By Savyata Mishra
(Reuters) -Home Depot forecast a bigger drop in full-year profit after missing Wall Street estimates for quarterly earnings on Tuesday, as tariff-driven economic uncertainty dampened demand for big-ticket renovations and do-it-yourself projects.
The world's top home-improvement chain set the ball rolling for a week packed with earnings reports from big-box retailers, including Walmart and Target, as investors track U.S. consumer spending ahead of the all-important holiday season amid tariff-driven cost pressures.
"We believe that consumer uncertainty and continued pressure in housing are disproportionately impacting home improvement demand," CEO Ted Decker said in a statement.
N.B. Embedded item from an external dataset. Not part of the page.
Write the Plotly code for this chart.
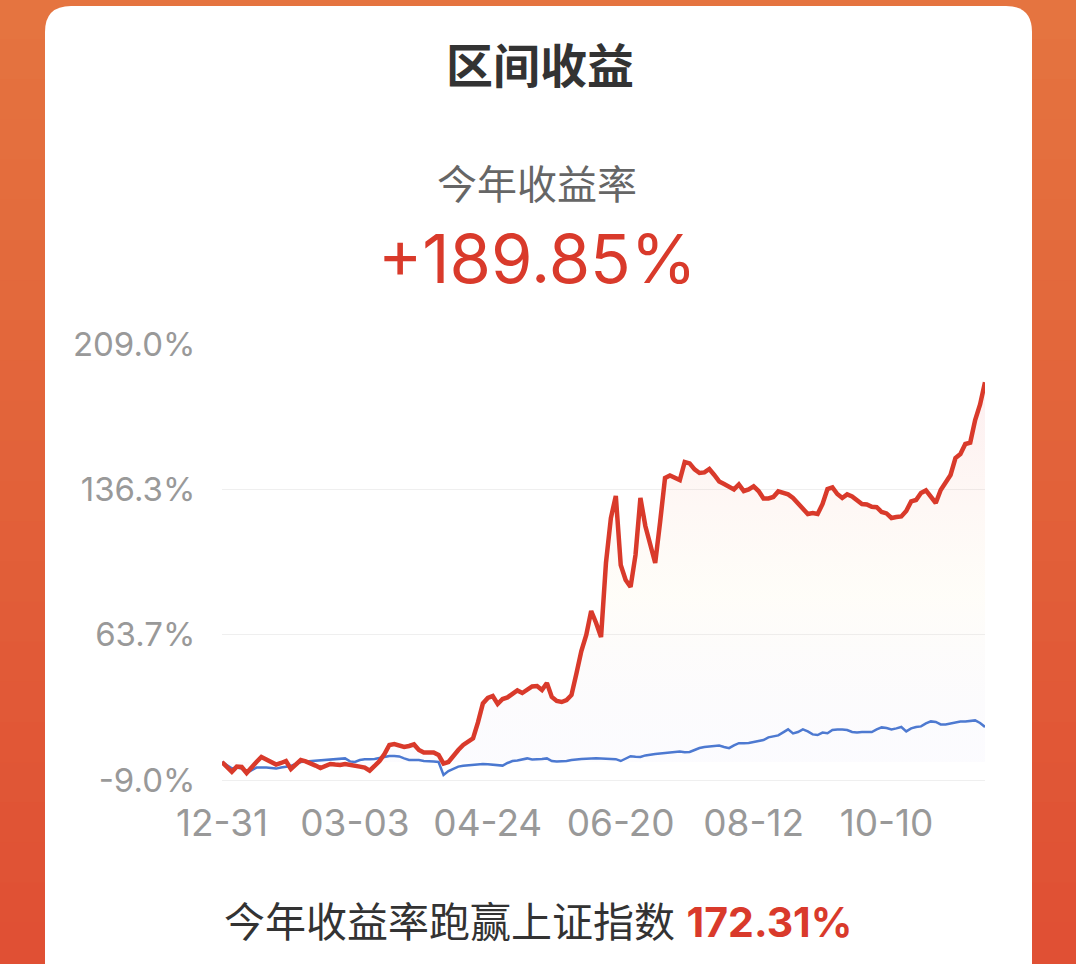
import plotly.graph_objects as go

# trading-day index -> cumulative return (%)
FUND_RETURN = [
    0, -2.5, -4.9, -2.3, -2.5, -5.5, -2.5, 0, 2.5, 1.3,
    0, -1.3, -0.5, 0.5, -3.5, -1, 1, 0.3, -0.5, -1.8,
    -3, -1.8, -1, -1.3, -1.5, -1, -1.3, -2, -2.3, -2.8,
    -4.3, -2, 0.5, 4, 8.5, 9, 8, 7.5, 8, 8.8,
    6, 4.7, 4.7, 4.8, 3.5, -0.8, 0, 3.3, 6, 8.5,
    10, 11.8, 19.8, 29.3, 32, 33, 29, 31.5, 32.3, 34,
    35.8, 34.5, 36.5, 37.8, 38, 36, 39.5, 32.5, 30.5, 30,
    31, 33.5, 44.3, 55.5, 63.5, 75.5, 69.5, 62.5, 99.5, 122,
    133, 98.5, 91, 87.5, 103.5, 132, 118, 108.5, 99.5, 120,
    142, 143.3, 142.3, 141, 150, 149.3, 146.3, 144.5, 144.8, 146.5,
    143.5, 140.3, 139, 137.5, 136.3, 138.8, 135.5, 136.3, 137.8, 135.5,
    131.8, 131.8, 132.5, 135.3, 134.5, 133.8, 132, 129.5, 126.5, 124,
    124.5, 124, 129, 136.5, 137.3, 134, 132, 133.8, 132.8, 130.8,
    129, 128.8, 127.6, 127.4, 125, 124.3, 122, 122.5, 122.8, 125.5,
    130.3, 131, 134.5, 135.8, 132.5, 129.5, 136, 140, 143.5, 152,
    154, 159, 159.7, 171, 178.8, 189.85,
]
INDEX_RETURN = [
    0, -1.5, -3.2, -2.8, -3.3, -5.5, -4, -2.8, -2.8, -2.7,
    -3, -3.3, -2.8, -2.5, -2, -1, 0, 0.3, 0.5, 0.5,
    0.8, 1, 1, 1.3, 1.5, 1.8, 0.3, 0, 1, 1.4,
    1.4, 1.5, 2, 2.5, 3, 3, 2.8, 1.8, 1, 1,
    1, 0.5, 0.2, 0.2, 0, -6.5, -4.5, -3.3, -2.3, -1.9,
    -1.6, -1.5, -1.3, -1, -1.1, -1.3, -1.5, -1.8, -0.5, 0.5,
    0.8, 1.3, 1.8, 1.3, 1.3, 1.5, 1.8, 0.5, 0.2, 0.2,
    0.5, 1, 1.4, 1.5, 1.6, 1.8, 1.9, 1.8, 1.6, 1.5,
    1.4, 0.5, 1.8, 2.9, 2.6, 2.5, 3.3, 3.8, 4, 4.3,
    4.5, 4.8, 5, 5.2, 4.9, 5, 6, 7, 7.5, 7.8,
    8, 8.2, 7.5, 6.9, 8.3, 9.4, 9.4, 9.5, 10, 10.5,
    11, 12.3, 12.7, 13.3, 14.8, 16.3, 14.3, 15, 16.3, 15.3,
    13.8, 13.5, 14.7, 14.4, 16, 16.3, 16.2, 16, 15, 14.8,
    15, 15, 15, 16.3, 17.3, 17, 16.3, 16.8, 17.5, 15.3,
    16.8, 17.5, 17.8, 19.3, 20.3, 20, 18.8, 18.8, 19.3, 20,
    20.2, 20.2, 20.5, 20.8, 19.5, 17.54,
]
TICK_POS = [0, 27, 54, 81, 108, 135]
TICK_TEXT = ["12-31", "03-03", "04-24", "06-20", "08-12", "10-10"]
Y_TICKS = [-9.0, 63.667, 136.333, 209.0]
Y_TEXT = ["-9.0%", "63.7%", "136.3%", "209.0%"]

W, H = 1076, 964
L, R, T, B = 222, 91, 344, 184
PW, PH = W - L - R, H - T - B
RED, BLUE = "#D93A2B", "#4A78D0"
FONT = "Inter, Noto Sans CJK SC, sans-serif"


def fx(px):
    return (px - L) / PW


def fy(py):
    return (H - B - py) / PH


days = list(range(len(FUND_RETURN)))
fig = go.Figure()
fig.add_trace(go.Scatter(
    x=days, y=INDEX_RETURN, mode="lines", line=dict(color=BLUE, width=2.5),
    name="上证指数", hoverinfo="skip"))
fig.add_trace(go.Scatter(
    x=days, y=FUND_RETURN, mode="lines", line=dict(color=RED, width=4.5),
    fill="tozeroy", name="本基金", hoverinfo="skip",
    fillgradient=dict(type="vertical", colorscale=[
        [0, "rgba(150,140,240,0.03)"], [0.45, "rgba(250,225,160,0.07)"],
        [1, "rgba(235,90,100,0.10)"]])))

# orange backdrop, drawn as thin horizontal bands
shapes = []
n_band = 24
for k in range(n_band):
    t = k / (n_band - 1)
    col = f"rgb({int(229 - 5 * t)},{int(116 - 36 * t)},{int(64 - 12 * t)})"
    shapes.append(dict(type="rect", xref="paper", yref="paper", layer="below",
                       x0=fx(0), x1=fx(W), y0=fy(k * H / n_band - 1), y1=fy((k + 1) * H / n_band + 1),
                       fillcolor=col, line_width=0))

# white card with rounded top corners
cx0, cx1, cy0, cy1, rad = 45, 1032, 6, 1000, 26
card = (f"M {fx(cx0)},{fy(cy1)} L {fx(cx0)},{fy(cy0 + rad)} "
        f"Q {fx(cx0)},{fy(cy0)} {fx(cx0 + rad)},{fy(cy0)} "
        f"L {fx(cx1 - rad)},{fy(cy0)} Q {fx(cx1)},{fy(cy0)} {fx(cx1)},{fy(cy0 + rad)} "
        f"L {fx(cx1)},{fy(cy1)} Z")
shapes.append(dict(type="path", path=card, xref="paper", yref="paper", layer="below",
                   fillcolor="white", line_width=0))

texts = [
    ("<b>区间收益</b>", 540, 65, 47, "#333333"),
    ("今年收益率", 537, 185, 40, "#666666"),
    ("+189.85%", 537, 258, 67, RED),
    ("今年收益率跑赢上证指数 <b><span style='color:%s'>172.31%%</span></b>" % RED, 538, 922, 41, "#333333"),
]
annotations = [dict(text=s, x=fx(x), y=fy(y), xref="paper", yref="paper", showarrow=False,
                    xanchor="center", yanchor="middle", font=dict(size=sz, color=c, family=FONT))
               for s, x, y, sz, c in texts]

fig.update_layout(
    width=W, height=H, margin=dict(l=L, r=R, t=T, b=B),
    paper_bgcolor="#E4723F", plot_bgcolor="rgba(0,0,0,0)",
    showlegend=False, shapes=shapes, annotations=annotations,
    font=dict(family=FONT),
)
fig.update_xaxes(range=[0, len(days) - 1], tickvals=TICK_POS, ticktext=TICK_TEXT,
                 showgrid=False, zeroline=False, showline=True, linecolor="#EFEFEF", linewidth=1,
                 ticks="outside", ticklen=11, tickcolor="rgba(0,0,0,0)",
                 tickfont=dict(size=37, color="#999999", family=FONT))
fig.update_yaxes(range=[-9, 209], tickvals=Y_TICKS, ticktext=Y_TEXT,
                 showgrid=True, gridcolor="#EFEFEF", gridwidth=1, zeroline=False, showline=False,
                 ticks="outside", ticklen=19, tickcolor="rgba(0,0,0,0)",
                 tickfont=dict(size=33, color="#999999", family=FONT))

fig.write_html("out.html", config={"displayModeBar": False},
               post_script="document.body.style.margin='0px';")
Home Depot and rival Lowe's face subdued demand as worries about a slowing labor market, economic uncertainty and a prolonged housing downturn blunt an expected boost from easing mortgage rates following the U.S. central bank's rate cuts.
"This print will feed the narrative that the economic backdrop has slowed," RBC analyst Steven Shemesh wrote in a note.
Home Depot's shares fell about 4% and those of Lowe's declined 2.7% in premarket trading. Lowe's is set to report results on Wednesday.
Home Depot projected annual adjusted earnings per share to decline 5%, compared with its prior target of a 2% drop year-on-year.
Annual same-store sales growth is expected to be "slightly positive", compared with an August forecast of a 1% increase.
Home Depot's comparable sales were largely flat in the third quarter, and comparable transactions fell 1.6%, as customers put off projects such as kitchen and bathroom remodels.
Chief Financial Officer Richard McPhail told CNBC in an interview that the company did not get the anticipated demand acceleration in the back half of the year from easing interest and mortgage rates.
Still, sales of $41.35 billion beat expectations of $41.10 billion, according to data compiled by LSEG.
Adjusted profit per share came in at $3.74, compared with estimates of $3.84.